Ne saisissez pas toutes les opportunités qui se présentent à vous, affirme Cal Newport ; vous ne pouvez pas faire un travail de qualité si vous êtes surchargé. Au contraire, lorsque vous donnez la priorité au travail qui importe le plus et que vous vous concentrez sur la qualité, vous créez plus d’opportunités pour vous-même à long terme.

Cal Newport recommande d’identifier les tâches au cœur de votre travail, celles qui se doivent d’être d’une grande qualité. Ainsi, un professeur se doit d’écrire des rapports de recherche de grande qualité, un manager se doit de mener une équipe hautement performante et un graphiste se doit de créer des œuvres époustouflantes.

Faites-le vous-même

Tout au long de l’ouvrage, Cal Newport s’adresse directement aux travailleurs, auxquels il propose une feuille de route pour mettre en place la productivité lente à leur bureau. Pour ceux qui n’ont pas l’autonomie suffisante pour contrôler leur processus de travail, Cal Newport reconnaît que passer à une approche de productivité lente sera vraisemblablement difficile. Mais à ceux qui bénéficient d’un certain degré de contrôle sur leur flux de travail, Cal Newport fait entrevoir la possibilité de transformer sa journée de travail, d’aborder celui-ci avec plus d’intention et de but, d’éviter l’épuisement et de tirer parti de son plein potentiel.

Cela fait au moins 70 ans que nous essayons la vitesse. Cela ne fonctionne pas. Il est temps d’essayer quelque chose de plus lent.

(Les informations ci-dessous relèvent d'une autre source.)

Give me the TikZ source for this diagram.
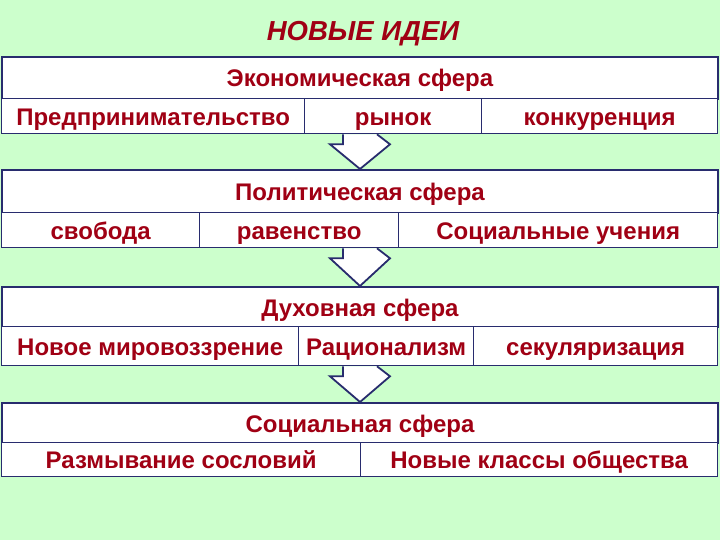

Rafraîchissant et abordable, l’essai de Cal Newport vise à libérer les travailleurs du savoir du culte de la performance et des listes de tâches sans fin de la « pseudo productivité » pour adopter une réalisation qui a du sens. Sa proposition semble radicale dans la frénésie ambiante des bureaux d’aujourd’hui et leur philosophie bien ancrée de l’hyperactivité. Mais si les travailleurs montrent eux-mêmes le chemin, la productivité lente pourrait devenir, si ce n’est une nouvelle norme, au moins une alternative plus saine. Espérons que la sérénité l’emporte.